3 ½ stars (out of four)
Source Code is a superb thriller that presents a simple premise, delivers fully what it promises and then, amazingly, keeps going into unexpected but entirely satisfying territory.
That simple premise is of course explained in a lot of sci-fi mumbo jumbo that is not as complicated as it sounds. A U.S. solider, Captain Colter Stevens (Jake Gyllenhaal), wakes on a train to find that he is not himself. The woman across from him (Michelle Monaghan) knows him as a friend from work despite his insistence that they have never met. After eight minutes of understandable confusion, the train explodes and he wakes once more, this time strapped into a cold, steel box filled with wires and computer monitors.
With the help of a fellow military captain (Vera Farmiga) who communicates with him through one of these monitors, he realizes he is part of a special mission. He must investigate a train bombing that has already happened, and he does so by entering the body of one of the train’s passengers. A military scientist (Jeffrey Wright) has found a way to recreate the last eight minutes of a person’s life so that a soldier may enter that body and interact with the world as it was during that time.
What follows is a sort of fast-paced take on Groundhog Day. Stevens must relive those eight minutes until he is able to find the bomber. As though he needs the pressure, he is told he must do so before a second attack is made later that day. In the mean time, Stevens is free to interact with the recreated passengers on the train, altering the course of those eight minutes until, as always, the train explodes.
Don’t examine the film’s inner sci-fi workings too closely. In its brief 93 minutes, Source Code grazes over a number of technical details but thankfully uses its time to pursue of more interesting things. The implications of this technology are explored in a number of fascinating ways. How real is this alternate reality? If Stevens successfully stops the bomb and saves the passengers onboard, will the simulation continue beyond eight minutes?
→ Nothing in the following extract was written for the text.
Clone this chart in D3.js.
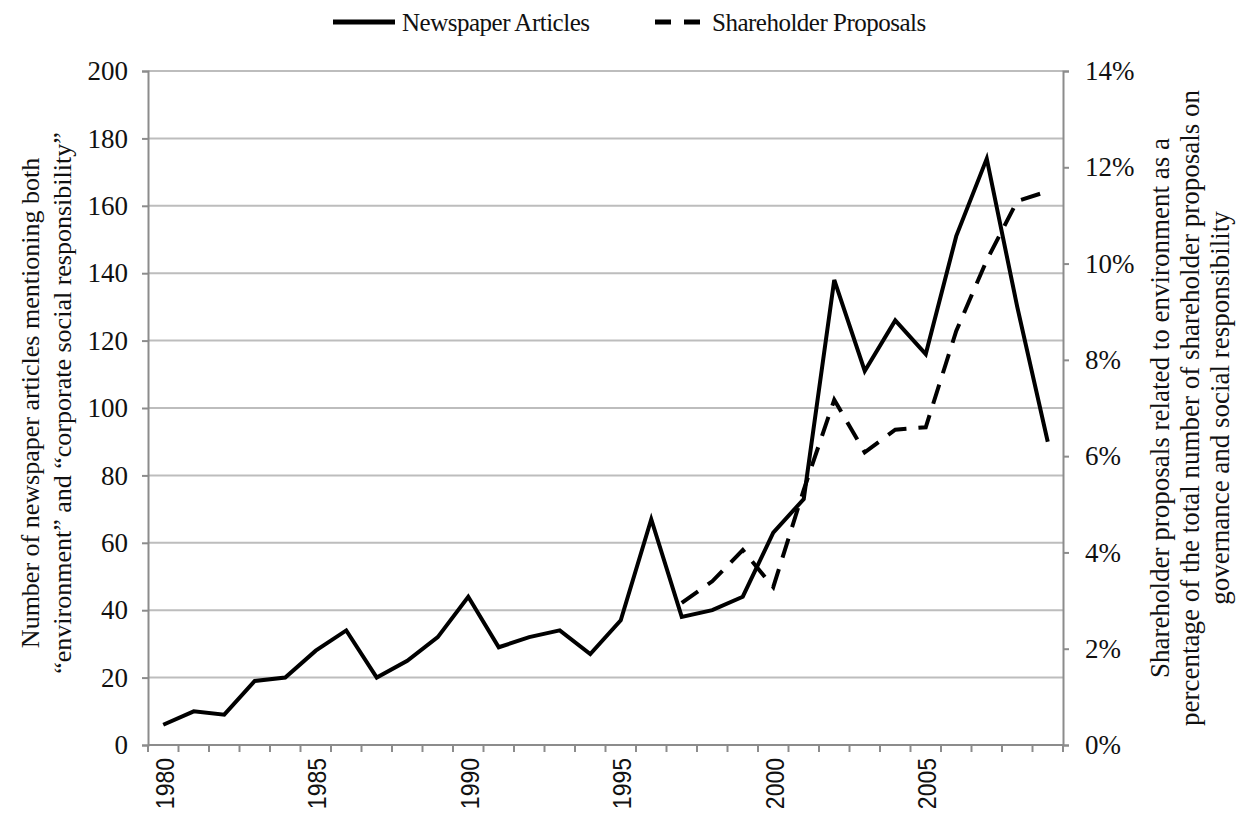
<!DOCTYPE html>
<html>
<head>
<meta charset="utf-8">
<script src="https://cdn.jsdelivr.net/npm/d3@7"></script>
<style>
  html, body { margin: 0; padding: 0; background: #fff; }
  svg { display: block; }
</style>
</head>
<body>
<svg id="chart" width="1246" height="817"></svg>
<script>
// ---- data ----
const years = d3.range(1980, 2010);
const newspaperArticles = [6, 10, 9, 19, 20, 28, 34, 20, 25, 32, 44, 29, 32, 34, 27, 37, 67, 38, 40, 44, 63, 73, 138, 111, 126, 116, 151, 174, 130, 90];
const proposalYears = [1997, 1998, 1999, 2000, 2001, 2002, 2003, 2004, 2005, 2006, 2007, 2008, 2009];
const proposalPct = [2.95, 3.4, 4.05, 3.28, 5.3, 7.17, 6.08, 6.55, 6.6, 8.6, 10.07, 11.3, 11.5];
const leftTicks = [0, 20, 40, 60, 80, 100, 120, 140, 160, 180, 200];
const rightTicks = [0, 2, 4, 6, 8, 10, 12, 14];
const xLabelYears = [1980, 1985, 1990, 1995, 2000, 2005];
const leftTitle = ["Number of newspaper articles mentioning both", "\u201Cenvironment\u201D and \u201Ccorporate social responsibility\u201D"];
const rightTitle = ["Shareholder proposals related to environment as a", "percentage of the total number of shareholder proposals on", "governance and social responsibility"];
const legendItems = [{ name: "Newspaper Articles", dash: null }, { name: "Shareholder Proposals", dash: "16,13" }];

// ---- layout ----
const L = 148, R = 1063, T = 71, B = 745;
const svg = d3.select("#chart");
const serif = "'Liberation Serif', 'Times New Roman', serif";

const x = d3.scaleBand().domain(years).range([L, R]).padding(0);
const yL = d3.scaleLinear().domain([0, 200]).range([B, T]);
const yR = d3.scaleLinear().domain([0, 14]).range([B, T]);
const cx = d => x(d) + x.bandwidth() / 2;

// gridlines
svg.append("g").selectAll("line").data(leftTicks.slice(1)).join("line")
  .attr("x1", L).attr("x2", R).attr("y1", d => yL(d)).attr("y2", d => yL(d))
  .attr("stroke", "#bdbdbd").attr("stroke-width", 2);

// left axis
const gL = svg.append("g").attr("transform", `translate(${L},0)`)
  .call(d3.axisLeft(yL).tickValues(leftTicks).tickSize(6).tickPadding(14));
gL.select(".domain").attr("stroke", "#8c8c8c").attr("stroke-width", 2);
gL.selectAll(".tick line").attr("stroke", "#8c8c8c").attr("stroke-width", 2);
gL.selectAll("text").attr("font-family", serif).attr("font-size", 27).attr("fill", "#111");

// right axis
const gR = svg.append("g").attr("transform", `translate(${R},0)`)
  .call(d3.axisRight(yR).tickValues(rightTicks).tickFormat(d => d + "%").tickSize(6).tickPadding(16));
gR.select(".domain").attr("stroke", "#8c8c8c").attr("stroke-width", 2);
gR.selectAll(".tick line").attr("stroke", "#8c8c8c").attr("stroke-width", 2);
gR.selectAll("text").attr("font-family", serif).attr("font-size", 27).attr("fill", "#111");

// bottom axis line + boundary ticks
const gB = svg.append("g");
gB.append("line").attr("x1", L).attr("x2", R).attr("y1", B).attr("y2", B)
  .attr("stroke", "#8c8c8c").attr("stroke-width", 2);
gB.selectAll("line.tk").data(years.concat([2010])).join("line").attr("class", "tk")
  .attr("x1", d => d === 2010 ? R : x(d)).attr("x2", d => d === 2010 ? R : x(d))
  .attr("y1", B).attr("y2", B + 7).attr("stroke", "#8c8c8c").attr("stroke-width", 2);
gB.selectAll("text").data(xLabelYears).join("text")
  .attr("transform", d => `translate(${cx(d) + 1},${B + 13}) rotate(-90) scale(1,1.15)`)
  .attr("text-anchor", "end").attr("dy", "0.35em")
  .attr("font-family", "'Liberation Sans', Arial, sans-serif")
  .attr("font-size", 23).attr("fill", "#111")
  .text(d => d);

// lines
const lineL = d3.line().x((d, i) => cx(years[i])).y(d => yL(d));
svg.append("path").datum(newspaperArticles).attr("d", lineL)
  .attr("fill", "none").attr("stroke", "#000").attr("stroke-width", 4).attr("stroke-linejoin", "miter");

const lineR = d3.line().x((d, i) => cx(proposalYears[i])).y(d => yR(d));
svg.append("path").datum(proposalPct).attr("d", lineR)
  .attr("fill", "none").attr("stroke", "#000").attr("stroke-width", 4).attr("stroke-dasharray", "20,12");

// axis titles
const lt = svg.append("text").attr("transform", "translate(30,403) rotate(-90)")
  .attr("text-anchor", "middle").attr("font-family", serif).attr("font-size", 26).attr("fill", "#111");
leftTitle.forEach((s, i) => lt.append("tspan").attr("x", 0).attr("y", i * 32).attr("dy", "0.35em").text(s));

const rt = svg.append("text").attr("transform", "translate(1160,408) rotate(-90)")
  .attr("text-anchor", "middle").attr("font-family", serif).attr("font-size", 27).attr("fill", "#111");
rightTitle.forEach((s, i) => rt.append("tspan").attr("x", 0).attr("y", i * 30).attr("dy", "0.35em").text(s));

// legend
const lg = svg.append("g");
const lgX = [333, 655];
legendItems.forEach((it, i) => {
  const g = lg.append("g").attr("transform", `translate(${lgX[i]},22)`);
  g.append("line").attr("x1", 0).attr("x2", i === 0 ? 62 : 45).attr("y1", 0).attr("y2", 0)
    .attr("stroke", "#000").attr("stroke-width", 5)
    .attr("stroke-dasharray", it.dash);
  g.append("text").attr("x", i === 0 ? 69 : 57).attr("y", 0).attr("dy", "0.35em")
    .attr("font-family", serif).attr("font-size", 25).attr("fill", "#111")
    .attr("letter-spacing", -0.5).text(it.name);
});
</script>
</body>
</html>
This is the second feature from director Duncan Jones, whose wonderful Moon (which he also wrote) asserted him as a new talent, bringing the smarts and science back into science fiction. Working from a script by Ben Ripley this time, Jones again delivers a thriller that is both big on ideas and terrifically entertaining. The script, equally indebted to Hitchcock and Phillip K. Dick, is brainy but finds a nice balance between its metaphysical ponderings and its explosions. Source Code has its share of action but these scenes are out of necessity of the plot; the story dictates the action here, not the other way around.
The cast is strong too. Jake Gyllenhaal has become a reliable leading man in recent years and does solid work here as a thinking man’s action hero. Like the heroes of Hitchcock who are unaware of what they are getting into until they are already well into it, Gyllenhaal gains the audience’s sympathies early on and keeps us on his side as he figures out what is going on. Farmiga and Wright have the tough job of hinting at the film’s secrets (and there are a few) without giving them away. Neither character is terribly complex or deep, but both actors give strong, nuanced performances.
When more often than not, today’s action movies prefer to numb our minds rather than stimulate them, Source Code is a welcome break from the noise. The film as is thrilling as it is thoughtful, and its cerebral finale turns out to be even more tense and exciting than the excellent action that precedes it. What more could you ask for?